▶ THE PROBLEM
Everything from the first line down to the line containing "const half = 0.2;" is to be retyped exactly, both ends included, with pictures left out.

▶ GIVEN DATA

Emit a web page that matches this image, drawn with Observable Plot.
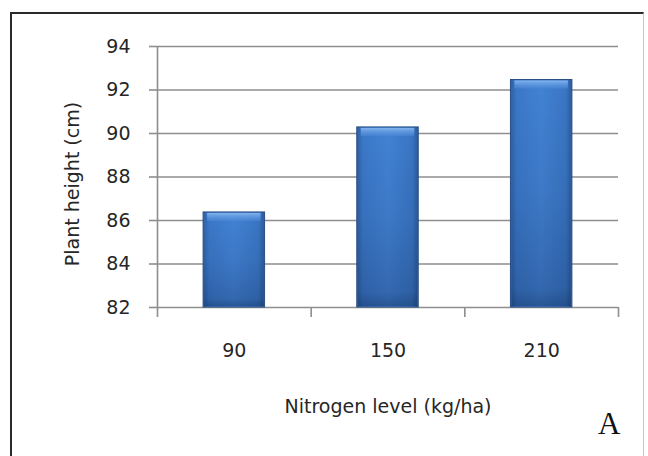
<!DOCTYPE html>
<html><head><meta charset="utf-8">
<script src="https://cdn.jsdelivr.net/npm/d3@7"></script>
<script src="https://cdn.jsdelivr.net/npm/@observablehq/plot@0.6"></script>
<style>
body{margin:0;background:#fff;}
#frame{position:absolute;left:10px;top:12px;width:634px;height:460px;border-left:2.5px solid #2a2a2a;border-top:2.5px solid #2a2a2a;border-right:1px solid #c8c8c8;box-sizing:border-box;}
#chart{position:absolute;left:0;top:0;}
</style></head><body>
<div id="frame"></div><div id="chart"></div>
<script>
const nitrogen = ["90", "150", "210"];
const plantHeight = [86.37, 90.28, 92.46];
const yTicks = [82, 84, 86, 88, 90, 92, 94];
const xLabel = "Nitrogen level (kg/ha)";
const yLabel = "Plant height (cm)";
const panelTag = "A";

const data = nitrogen.map((n, i) => ({n, i, h: plantHeight[i]}));
const bounds = d3.range(nitrogen.length + 1).map(i => i - 0.5);
const font = "'DejaVu Sans', sans-serif";
const gridColor = "#8e8e8e";
const half = 0.2;

const chart = Plot.plot({
  width: 648, height: 456,
  marginLeft: 157, marginRight: 30, marginTop: 46, marginBottom: 149,
  style: {fontFamily: font, background: "transparent", overflow: "visible", color: "#262626"},
  x: {type: "linear", domain: [-0.5, nitrogen.length - 0.5], axis: null},
  y: {domain: [82, 94], axis: null},
  marks: [
    Plot.ruleY(yTicks, {stroke: gridColor, strokeWidth: 1.6}),
    Plot.axisY({ticks: yTicks, tickSize: 8, tickPadding: 19, tickFormat: d => String(d), fontSize: 19, stroke: gridColor, strokeWidth: 1.6, strokeOpacity: 1, label: null}),
    Plot.ruleX([-0.5], {stroke: gridColor, strokeWidth: 1.6}),
    Plot.axisX({ticks: bounds, tickSize: 10, tickFormat: () => "", stroke: gridColor, strokeWidth: 1.6, strokeOpacity: 1, label: null}),
    Plot.rectY(data, {x1: d => d.i - half, x2: d => d.i + half, y1: 82, y2: "h", fill: "url(#barH)", stroke: "#2a4f82", strokeWidth: 1}),
    Plot.rectY(data, {x1: d => d.i - half, x2: d => d.i + half, y1: 82, y2: "h", fill: "url(#barV)", inset: 1}),
    Plot.rect(data, {x1: d => d.i - half, x2: d => d.i + half, y1: "h", y2: "h", insetBottom: -9, insetLeft: 4, insetRight: 4, insetTop: 1, fill: "url(#bevel)"}),
    Plot.text(data, {x: "i", text: "n", frameAnchor: "bottom", dy: 49, fontSize: 19, fill: "#262626"}),
    Plot.text([xLabel], {frameAnchor: "bottom", dy: 105, fontSize: 19, fill: "#262626"}),
    Plot.text([yLabel], {frameAnchor: "left", textAnchor: "middle", rotate: -90, dx: -85, dy: 7, fontSize: 19, fill: "#262626"}),
    Plot.text([panelTag], {frameAnchor: "bottom-right", textAnchor: "end", dx: 2, dy: 126, fontSize: 31, fontFamily: "'Liberation Serif', serif", fill: "#111"})
  ]
});

const defs = d3.select(chart).insert("defs", ":first-child");
const addGrad = (id, vertical, stops) => {
  const g = defs.append("linearGradient").attr("id", id)
    .attr("x1", 0).attr("y1", 0).attr("x2", vertical ? 0 : 1).attr("y2", vertical ? 1 : 0);
  stops.forEach(([o, c, a]) => g.append("stop").attr("offset", o).attr("stop-color", c).attr("stop-opacity", a ?? 1));
};
addGrad("barH", false, [[0, "#2f60a2"], [0.1, "#3b78c8"], [0.5, "#4282d4"], [0.9, "#3a76c4"], [1, "#2c5b9a"]]);
addGrad("barV", true, [[0, "#001030", 0], [0.5, "#001030", 0.08], [0.92, "#001030", 0.22], [1, "#001030", 0.38]]);
addGrad("bevel", true, [[0, "#82b3ee"], [1, "#4e8ad8", 0.5]]);

document.getElementById("chart").appendChild(chart);
</script>
</body></html>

▶ EXPECTED OUTPUT
Emit a web page that matches this image, drawn with Observable Plot.
<!DOCTYPE html>
<html><head><meta charset="utf-8">
<script src="https://cdn.jsdelivr.net/npm/d3@7"></script>
<script src="https://cdn.jsdelivr.net/npm/@observablehq/plot@0.6"></script>
<style>
body{margin:0;background:#fff;}
#frame{position:absolute;left:10px;top:12px;width:634px;height:460px;border-left:2.5px solid #2a2a2a;border-top:2.5px solid #2a2a2a;border-right:1px solid #c8c8c8;box-sizing:border-box;}
#chart{position:absolute;left:0;top:0;}
</style></head><body>
<div id="frame"></div><div id="chart"></div>
<script>
const nitrogen = ["90", "150", "210"];
const plantHeight = [86.37, 90.28, 92.46];
const yTicks = [82, 84, 86, 88, 90, 92, 94];
const xLabel = "Nitrogen level (kg/ha)";
const yLabel = "Plant height (cm)";
const panelTag = "A";

const data = nitrogen.map((n, i) => ({n, i, h: plantHeight[i]}));
const bounds = d3.range(nitrogen.length + 1).map(i => i - 0.5);
const font = "'DejaVu Sans', sans-serif";
const gridColor = "#8e8e8e";
const half = 0.2;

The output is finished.